**WHAT IS EXPECTED:**
Leave out the pictures and reproduce all of the data exactly.

**DATA PROVIDED:**
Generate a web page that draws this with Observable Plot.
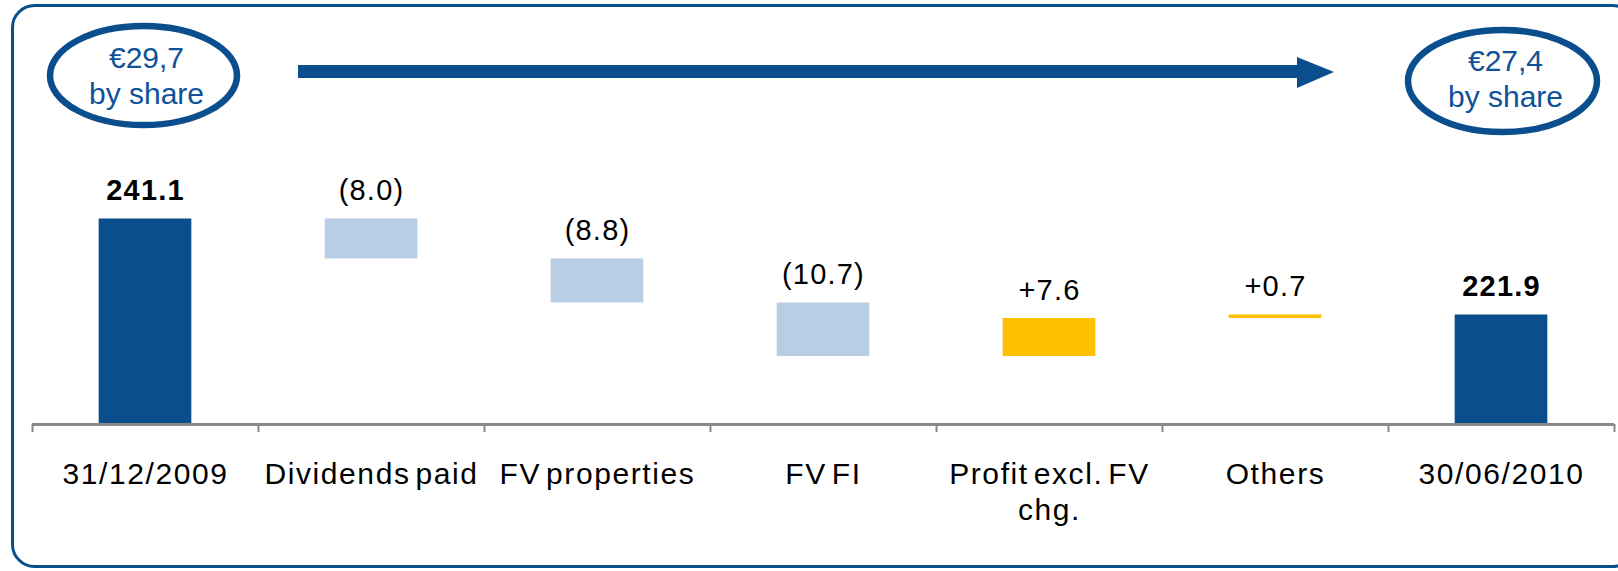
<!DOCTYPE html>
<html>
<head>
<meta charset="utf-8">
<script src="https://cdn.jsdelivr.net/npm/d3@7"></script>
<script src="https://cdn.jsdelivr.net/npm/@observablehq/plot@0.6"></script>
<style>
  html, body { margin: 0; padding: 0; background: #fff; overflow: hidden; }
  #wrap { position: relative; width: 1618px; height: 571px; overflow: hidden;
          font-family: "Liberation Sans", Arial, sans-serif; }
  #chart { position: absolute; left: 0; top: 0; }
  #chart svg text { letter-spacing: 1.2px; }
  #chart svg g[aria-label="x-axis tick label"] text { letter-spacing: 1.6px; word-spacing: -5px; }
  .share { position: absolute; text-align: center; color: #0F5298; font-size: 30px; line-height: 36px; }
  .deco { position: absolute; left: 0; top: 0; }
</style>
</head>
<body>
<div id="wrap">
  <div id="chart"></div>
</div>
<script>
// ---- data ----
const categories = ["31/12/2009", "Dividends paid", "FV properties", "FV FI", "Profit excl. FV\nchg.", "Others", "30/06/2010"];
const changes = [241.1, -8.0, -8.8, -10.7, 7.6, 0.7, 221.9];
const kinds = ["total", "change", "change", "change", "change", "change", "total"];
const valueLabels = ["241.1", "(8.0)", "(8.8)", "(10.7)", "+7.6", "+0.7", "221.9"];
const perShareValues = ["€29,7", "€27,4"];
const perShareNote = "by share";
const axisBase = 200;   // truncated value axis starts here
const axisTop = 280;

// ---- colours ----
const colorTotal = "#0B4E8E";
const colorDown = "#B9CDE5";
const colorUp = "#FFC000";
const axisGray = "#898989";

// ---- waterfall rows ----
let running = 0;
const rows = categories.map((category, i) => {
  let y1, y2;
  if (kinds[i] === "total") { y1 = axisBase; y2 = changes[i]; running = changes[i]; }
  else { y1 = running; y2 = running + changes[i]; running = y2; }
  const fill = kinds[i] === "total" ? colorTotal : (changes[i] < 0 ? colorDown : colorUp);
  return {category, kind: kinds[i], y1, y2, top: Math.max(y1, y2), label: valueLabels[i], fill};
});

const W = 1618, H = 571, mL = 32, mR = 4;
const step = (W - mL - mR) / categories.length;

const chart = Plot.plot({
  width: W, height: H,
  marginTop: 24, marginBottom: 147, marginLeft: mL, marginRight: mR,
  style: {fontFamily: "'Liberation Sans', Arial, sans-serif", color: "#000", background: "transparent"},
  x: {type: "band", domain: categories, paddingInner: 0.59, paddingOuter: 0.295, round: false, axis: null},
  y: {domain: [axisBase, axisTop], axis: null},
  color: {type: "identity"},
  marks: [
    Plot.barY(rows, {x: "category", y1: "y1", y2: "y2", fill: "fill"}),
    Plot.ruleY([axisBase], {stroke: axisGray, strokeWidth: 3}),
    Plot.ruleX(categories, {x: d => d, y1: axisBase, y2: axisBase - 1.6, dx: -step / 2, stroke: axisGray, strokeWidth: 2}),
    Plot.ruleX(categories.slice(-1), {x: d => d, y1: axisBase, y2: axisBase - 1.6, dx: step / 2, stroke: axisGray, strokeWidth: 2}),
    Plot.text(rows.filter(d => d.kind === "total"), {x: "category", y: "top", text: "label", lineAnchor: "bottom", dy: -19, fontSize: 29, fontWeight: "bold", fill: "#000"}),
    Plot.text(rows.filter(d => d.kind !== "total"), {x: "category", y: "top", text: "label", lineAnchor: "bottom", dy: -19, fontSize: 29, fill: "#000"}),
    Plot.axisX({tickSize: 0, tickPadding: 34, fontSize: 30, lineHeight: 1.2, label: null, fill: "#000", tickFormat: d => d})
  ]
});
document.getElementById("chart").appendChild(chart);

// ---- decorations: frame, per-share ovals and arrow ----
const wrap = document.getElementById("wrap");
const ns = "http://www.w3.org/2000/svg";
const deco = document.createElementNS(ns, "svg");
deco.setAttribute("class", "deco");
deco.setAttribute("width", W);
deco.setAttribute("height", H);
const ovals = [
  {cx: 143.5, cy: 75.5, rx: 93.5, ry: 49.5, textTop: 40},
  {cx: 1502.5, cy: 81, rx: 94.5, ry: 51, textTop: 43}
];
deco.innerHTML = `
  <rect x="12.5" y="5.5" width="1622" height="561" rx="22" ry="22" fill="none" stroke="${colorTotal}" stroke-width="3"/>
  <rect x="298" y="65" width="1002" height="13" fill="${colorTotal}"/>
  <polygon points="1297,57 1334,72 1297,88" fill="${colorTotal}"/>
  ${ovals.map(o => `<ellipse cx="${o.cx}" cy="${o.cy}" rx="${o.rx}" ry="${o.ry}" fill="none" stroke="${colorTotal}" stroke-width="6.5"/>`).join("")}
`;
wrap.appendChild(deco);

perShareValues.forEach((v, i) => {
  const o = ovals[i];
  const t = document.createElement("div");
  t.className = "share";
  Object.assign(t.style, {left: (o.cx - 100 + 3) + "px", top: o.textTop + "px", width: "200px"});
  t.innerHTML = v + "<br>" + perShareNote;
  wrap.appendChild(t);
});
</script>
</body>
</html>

**TASK RESULT:**
Generate a web page that draws this with Observable Plot.
<!DOCTYPE html>
<html>
<head>
<meta charset="utf-8">
<script src="https://cdn.jsdelivr.net/npm/d3@7"></script>
<script src="https://cdn.jsdelivr.net/npm/@observablehq/plot@0.6"></script>
<style>
  html, body { margin: 0; padding: 0; background: #fff; overflow: hidden; }
  #wrap { position: relative; width: 1618px; height: 571px; overflow: hidden;
          font-family: "Liberation Sans", Arial, sans-serif; }
  #chart { position: absolute; left: 0; top: 0; }
  #chart svg text { letter-spacing: 1.2px; }
  #chart svg g[aria-label="x-axis tick label"] text { letter-spacing: 1.6px; word-spacing: -5px; }
  .share { position: absolute; text-align: center; color: #0F5298; font-size: 30px; line-height: 36px; }
  .deco { position: absolute; left: 0; top: 0; }
</style>
</head>
<body>
<div id="wrap">
  <div id="chart"></div>
</div>
<script>
// ---- data ----
const categories = ["31/12/2009", "Dividends paid", "FV properties", "FV FI", "Profit excl. FV\nchg.", "Others", "30/06/2010"];
const changes = [241.1, -8.0, -8.8, -10.7, 7.6, 0.7, 221.9];
const kinds = ["total", "change", "change", "change", "change", "change", "total"];
const valueLabels = ["241.1", "(8.0)", "(8.8)", "(10.7)", "+7.6", "+0.7", "221.9"];
const perShareValues = ["€29,7", "€27,4"];
const perShareNote = "by share";
const axisBase = 200;   // truncated value axis starts here
const axisTop = 280;

// ---- colours ----
const colorTotal = "#0B4E8E";
const colorDown = "#B9CDE5";
const colorUp = "#FFC000";
const axisGray = "#898989";

// ---- waterfall rows ----
let running = 0;
const rows = categories.map((category, i) => {
  let y1, y2;
  if (kinds[i] === "total") { y1 = axisBase; y2 = changes[i]; running = changes[i]; }
  else { y1 = running; y2 = running + changes[i]; running = y2; }
  const fill = kinds[i] === "total" ? colorTotal : (changes[i] < 0 ? colorDown : colorUp);
  return {category, kind: kinds[i], y1, y2, top: Math.max(y1, y2), label: valueLabels[i], fill};
});

const W = 1618, H = 571, mL = 32, mR = 4;
const step = (W - mL - mR) / categories.length;

const chart = Plot.plot({
  width: W, height: H,
  marginTop: 24, marginBottom: 147, marginLeft: mL, marginRight: mR,
  style: {fontFamily: "'Liberation Sans', Arial, sans-serif", color: "#000", background: "transparent"},
  x: {type: "band", domain: categories, paddingInner: 0.59, paddingOuter: 0.295, round: false, axis: null},
  y: {domain: [axisBase, axisTop], axis: null},
  color: {type: "identity"},
  marks: [
    Plot.barY(rows, {x: "category", y1: "y1", y2: "y2", fill: "fill"}),
    Plot.ruleY([axisBase], {stroke: axisGray, strokeWidth: 3}),
    Plot.ruleX(categories, {x: d => d, y1: axisBase, y2: axisBase - 1.6, dx: -step / 2, stroke: axisGray, strokeWidth: 2}),
    Plot.ruleX(categories.slice(-1), {x: d => d, y1: axisBase, y2: axisBase - 1.6, dx: step / 2, stroke: axisGray, strokeWidth: 2}),
    Plot.text(rows.filter(d => d.kind === "total"), {x: "category", y: "top", text: "label", lineAnchor: "bottom", dy: -19, fontSize: 29, fontWeight: "bold", fill: "#000"}),
    Plot.text(rows.filter(d => d.kind !== "total"), {x: "category", y: "top", text: "label", lineAnchor: "bottom", dy: -19, fontSize: 29, fill: "#000"}),
    Plot.axisX({tickSize: 0, tickPadding: 34, fontSize: 30, lineHeight: 1.2, label: null, fill: "#000", tickFormat: d => d})
  ]
});
document.getElementById("chart").appendChild(chart);

// ---- decorations: frame, per-share ovals and arrow ----
const wrap = document.getElementById("wrap");
const ns = "http://www.w3.org/2000/svg";
const deco = document.createElementNS(ns, "svg");
deco.setAttribute("class", "deco");
deco.setAttribute("width", W);
deco.setAttribute("height", H);
const ovals = [
  {cx: 143.5, cy: 75.5, rx: 93.5, ry: 49.5, textTop: 40},
  {cx: 1502.5, cy: 81, rx: 94.5, ry: 51, textTop: 43}
];
deco.innerHTML = `
  <rect x="12.5" y="5.5" width="1622" height="561" rx="22" ry="22" fill="none" stroke="${colorTotal}" stroke-width="3"/>
  <rect x="298" y="65" width="1002" height="13" fill="${colorTotal}"/>
  <polygon points="1297,57 1334,72 1297,88" fill="${colorTotal}"/>
  ${ovals.map(o => `<ellipse cx="${o.cx}" cy="${o.cy}" rx="${o.rx}" ry="${o.ry}" fill="none" stroke="${colorTotal}" stroke-width="6.5"/>`).join("")}
`;
wrap.appendChild(deco);

perShareValues.forEach((v, i) => {
  const o = ovals[i];
  const t = document.createElement("div");
  t.className = "share";
  Object.assign(t.style, {left: (o.cx - 100 + 3) + "px", top: o.textTop + "px", width: "200px"});
  t.innerHTML = v + "<br>" + perShareNote;
  wrap.appendChild(t);
});
</script>
</body>
</html>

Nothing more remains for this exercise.